### WHAT TO DO
Exactly retype the lines from the top of the data through the line containing "const DAYS = [35, 45, 55, 65, 75, 85, 95];", leaving out every picture.

────────────────────────────────────────

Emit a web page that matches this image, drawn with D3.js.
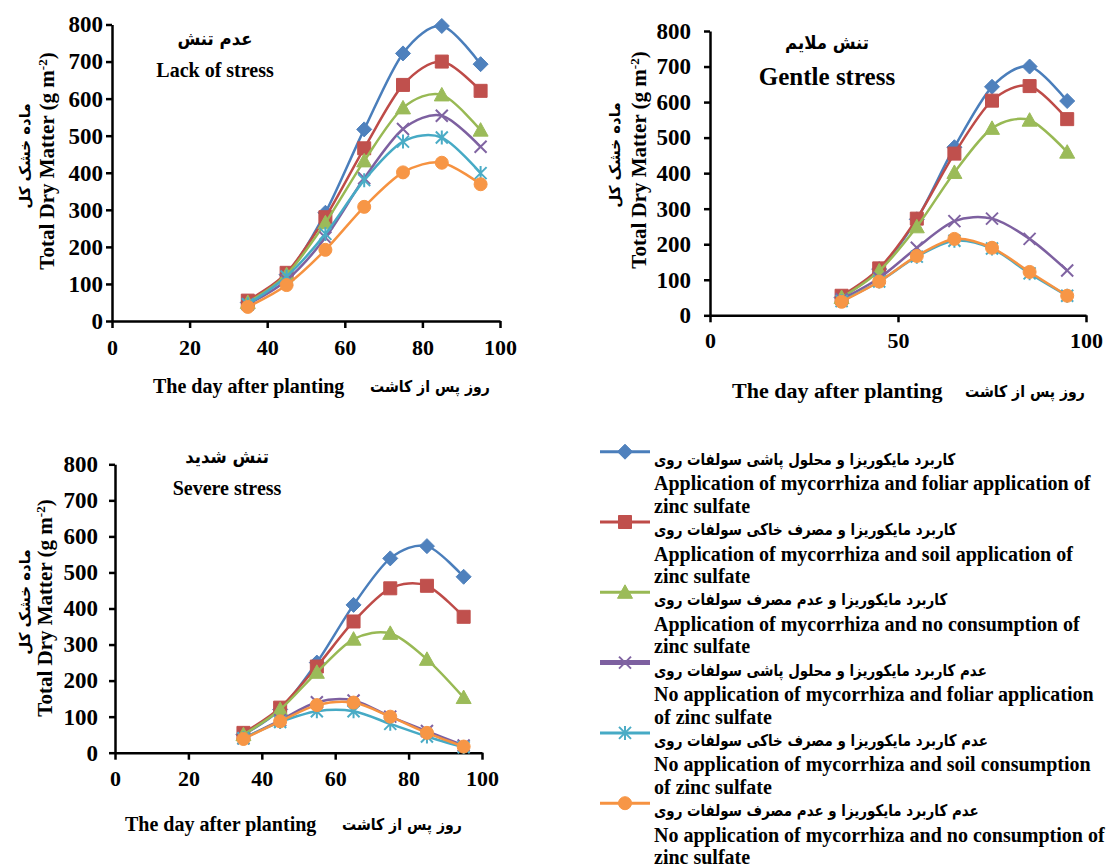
<!DOCTYPE html>
<html>
<head>
<meta charset="utf-8">
<script src="https://cdn.jsdelivr.net/npm/d3@7"></script>
<style>
  body { margin: 0; background: #fff; }
  .en { font-family: "Liberation Serif", "Times New Roman", serif; font-weight: bold; fill: #000; }
  .fa { font-family: "DejaVu Sans", sans-serif; font-weight: bold; fill: #000; }
  .axis path, .axis line { stroke: #000; stroke-width: 2.5; }
  .axis text { font-family: "Liberation Serif", serif; font-weight: bold; fill: #000; }
</style>
</head>
<body>
<div id="vis"></div>
<script>
// Declare data
const DAYS = [35, 45, 55, 65, 75, 85, 95];

// series order: blue, red, green, purple, cyan, orange
const LACK_OF_STRESS = [
  [50, 125, 292, 517, 722, 796, 693],
  [55, 130, 280, 466, 637, 700, 621],
  [50, 125, 265, 432, 575, 610, 515],
  [45, 110, 225, 385, 518, 554, 470],
  [45, 120, 235, 380, 484, 495, 399],
  [38, 97, 192, 308, 401, 427, 369]
];
const GENTLE_STRESS = [
  [50, 130, 270, 473, 643, 700, 603],
  [55, 132, 272, 455, 604, 645, 552],
  [50, 125, 249, 402, 526, 549, 459],
  [45, 105, 190, 265, 272, 215, 126],
  [40, 95, 165, 210, 188, 118, 55],
  [38, 95, 167, 215, 190, 122, 55]
];
const SEVERE_STRESS = [
  [50, 120, 250, 410, 539, 573, 488],
  [55, 125, 239, 364, 456, 463, 377],
  [50, 120, 223, 315, 331, 259, 153],
  [40, 90, 140, 145, 100, 60, 20],
  [40, 85, 115, 115, 80, 45, 15],
  [38, 87, 132, 139, 100, 55, 17]
];

const Y_TICKS = [0, 100, 200, 300, 400, 500, 600, 700, 800];
const X_TICKS_A = [0, 20, 40, 60, 80, 100];
const X_TICKS_B = [0, 50, 100];

const LEGEND_FA = [
  "کاربرد مایکوریزا و محلول پاشی سولفات روی",
  "کاربرد مایکوریزا و مصرف خاکی سولفات روی",
  "کاربرد مایکوریزا و عدم مصرف سولفات روی",
  "عدم کاربرد مایکوریزا و محلول پاشی سولفات روی",
  "عدم کاربرد مایکوریزا و مصرف خاکی سولفات روی",
  "عدم کاربرد مایکوریزا و عدم مصرف سولفات روی"
];
const LEGEND_EN = [
  ["Application of mycorrhiza and foliar application of", "zinc sulfate"],
  ["Application of mycorrhiza and soil application of", "zinc sulfate"],
  ["Application of mycorrhiza and no consumption of", "zinc sulfate"],
  ["No application of mycorrhiza and foliar application", "of zinc sulfate"],
  ["No application of mycorrhiza and soil consumption", "of zinc sulfate"],
  ["No application of mycorrhiza and no consumption of", "zinc sulfate"]
];

const LINE_COLORS = ["#4A7EBB", "#BE4B48", "#98B954", "#7D60A0", "#46AAC5", "#F69240"];
const MARK_COLORS = ["#4F81BD", "#C0504D", "#9BBB59", "#8064A2", "#4BACC6", "#F79646"];
const MARKERS = ["diamond", "square", "triangle", "x", "star", "circle"];

const FRAME_WIDTH = 1120;
const FRAME_HEIGHT = 867;

const FRAME = d3.select("#vis")
  .append("svg")
    .attr("width", FRAME_WIDTH)
    .attr("height", FRAME_HEIGHT);

// marker path generator
function markerPath(type) {
  if (type === "diamond") return "M0,-7.5L7.5,0L0,7.5L-7.5,0Z";
  if (type === "square") return "M-6.5,-6.5H6.5V6.5H-6.5Z";
  if (type === "triangle") return "M0,-7.5L7.5,6L-7.5,6Z";
  if (type === "x") return "M-6,-6L6,6M-6,6L6,-6";
  if (type === "star") return "M-6,-6L6,6M-6,6L6,-6M0,-7L0,7";
  return d3.symbol().type(d3.symbolCircle).size(Math.PI * 6.5 * 6.5)();
}

function drawMarker(sel, i) {
  const stroked = MARKERS[i] === "x" || MARKERS[i] === "star";
  sel.append("path")
    .attr("d", markerPath(MARKERS[i]))
    .attr("fill", stroked ? "none" : MARK_COLORS[i])
    .attr("stroke", MARK_COLORS[i])
    .attr("stroke-width", stroked ? 2 : 1);
}

// persian text, squeezed a little horizontally
function faText(x, y, txt, size, sx, anchor) {
  return FRAME.append("text").attr("class", "fa")
    .attr("transform", "translate(" + x + "," + y + ") scale(" + sx + ",1)")
    .attr("text-anchor", anchor || "start")
    .attr("font-size", size + "px")
    .text(txt);
}

function panel(cfg, data) {
  const X_SCALE = d3.scaleLinear().domain([0, 100]).range([cfg.x0, cfg.x1]);
  const Y_SCALE = d3.scaleLinear().domain([0, 800]).range([cfg.yBot, cfg.yTop]);

  // axes
  const xAxis = FRAME.append("g")
    .attr("class", "axis")
    .attr("transform", "translate(0," + cfg.yBot + ")")
    .call(d3.axisBottom(X_SCALE).tickValues(cfg.xTicks).tickSize(7).tickSizeOuter(0).tickPadding(cfg.xPad));
  xAxis.selectAll("text").attr("font-size", "22px");

  const yAxis = FRAME.append("g")
    .attr("class", "axis")
    .attr("transform", "translate(" + cfg.x0 + ",0)")
    .call(d3.axisLeft(Y_SCALE).tickValues(Y_TICKS).tickSize(6).tickSizeOuter(0).tickPadding(cfg.yPad));
  yAxis.selectAll("text").attr("font-size", "23px");

  // smoothed lines
  const line = d3.line()
    .x((d, j) => X_SCALE(DAYS[j]))
    .y((d) => Y_SCALE(d))
    .curve(d3.curveCardinal.tension(0.1));

  data.forEach((vals, i) => {
    FRAME.append("path")
      .attr("d", line(vals))
      .attr("fill", "none")
      .attr("stroke", LINE_COLORS[i])
      .attr("stroke-width", 2.5);
    vals.forEach((v, j) => {
      const g = FRAME.append("g")
        .attr("transform", "translate(" + X_SCALE(DAYS[j]) + "," + Y_SCALE(v) + ")");
      drawMarker(g, i);
    });
  });

  // titles
  faText(cfg.titleX, cfg.titleFaY, cfg.titleFa, 18, 0.92, "middle");
  FRAME.append("text").attr("class", "en")
    .attr("x", cfg.titleX).attr("y", cfg.titleEnY)
    .attr("text-anchor", "middle").attr("font-size", cfg.titleSize + "px")
    .text(cfg.titleEn);

  // y axis titles
  const yt = FRAME.append("text").attr("class", "en")
    .attr("transform", "translate(" + cfg.yTitleX + "," + cfg.yTitleY + ") rotate(-90)")
    .attr("text-anchor", "middle").attr("font-size", "21px");
  yt.append("tspan").text("Total Dry Matter (g m");
  yt.append("tspan").attr("font-size", "13px").attr("baseline-shift", "super").text("-2");
  yt.append("tspan").text(")");

  FRAME.append("text").attr("class", "fa")
    .attr("transform", "translate(" + cfg.yFaX + "," + cfg.yFaY + ") rotate(-90)")
    .attr("text-anchor", "middle").attr("font-size", "15px")
    .text("ماده خشک کل");

  // x axis titles
  FRAME.append("text").attr("class", "en")
    .attr("x", cfg.xTitleX).attr("y", cfg.xTitleY)
    .attr("font-size", cfg.xTitleSize + "px")
    .text("The day after planting");
  faText(cfg.xFaX, cfg.xTitleY - 1, "روز پس از کاشت", 16, 0.88);
}

panel({
  x0: 112, x1: 500, yTop: 24.5, yBot: 321, xTicks: X_TICKS_A, xPad: 11, yPad: 3,
  titleX: 215, titleFaY: 45, titleEnY: 77, titleSize: 20,
  titleFa: "عدم تنش", titleEn: "Lack of stress",
  yTitleX: 54, yTitleY: 161, yFaX: 30, yFaY: 156,
  xTitleX: 153, xTitleY: 393, xTitleSize: 20, xFaX: 370
}, LACK_OF_STRESS);

panel({
  x0: 710, x1: 1086, yTop: 31, yBot: 315.3, xTicks: X_TICKS_B, xPad: 10, yPad: 13,
  titleX: 827, titleFaY: 49, titleEnY: 85, titleSize: 25,
  titleFa: "تنش ملایم", titleEn: "Gentle stress",
  yTitleX: 646, yTitleY: 160, yFaX: 620, yFaY: 155,
  xTitleX: 732, xTitleY: 398, xTitleSize: 22, xFaX: 965
}, GENTLE_STRESS);

panel({
  x0: 115, x1: 482, yTop: 464.3, yBot: 752.7, xTicks: X_TICKS_A, xPad: 11, yPad: 11,
  titleX: 227, titleFaY: 463, titleEnY: 495, titleSize: 20,
  titleFa: "تنش شدید", titleEn: "Severe stress",
  yTitleX: 52, yTitleY: 608, yFaX: 30, yFaY: 602,
  xTitleX: 125, xTitleY: 831, xTitleSize: 20, xFaX: 342
}, SEVERE_STRESS);

// legend
const LEG_X = 600, LEG_Y = 451.7, LEG_STEP = 70.3;
LEGEND_FA.forEach((fa, i) => {
  const y = LEG_Y + i * LEG_STEP;
  FRAME.append("line")
    .attr("x1", LEG_X).attr("x2", LEG_X + 50)
    .attr("y1", y).attr("y2", y)
    .attr("stroke", LINE_COLORS[i])
    .attr("stroke-width", i === 3 ? 5 : 3);
  drawMarker(FRAME.append("g").attr("transform", "translate(" + (LEG_X + 25) + "," + y + ")"), i);
  faText(654, y + 13, fa, 16, 0.84);
  LEGEND_EN[i].forEach((t, k) => {
    FRAME.append("text").attr("class", "en")
      .attr("x", 654).attr("y", y + 38.5 + k * 22.5)
      .attr("font-size", "20px")
      .text(t);
  });
});
</script>
</body>
</html>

────────────────────────────────────────

### CORRECT RESPONSE
Emit a web page that matches this image, drawn with D3.js.
<!DOCTYPE html>
<html>
<head>
<meta charset="utf-8">
<script src="https://cdn.jsdelivr.net/npm/d3@7"></script>
<style>
  body { margin: 0; background: #fff; }
  .en { font-family: "Liberation Serif", "Times New Roman", serif; font-weight: bold; fill: #000; }
  .fa { font-family: "DejaVu Sans", sans-serif; font-weight: bold; fill: #000; }
  .axis path, .axis line { stroke: #000; stroke-width: 2.5; }
  .axis text { font-family: "Liberation Serif", serif; font-weight: bold; fill: #000; }
</style>
</head>
<body>
<div id="vis"></div>
<script>
// Declare data
const DAYS = [35, 45, 55, 65, 75, 85, 95];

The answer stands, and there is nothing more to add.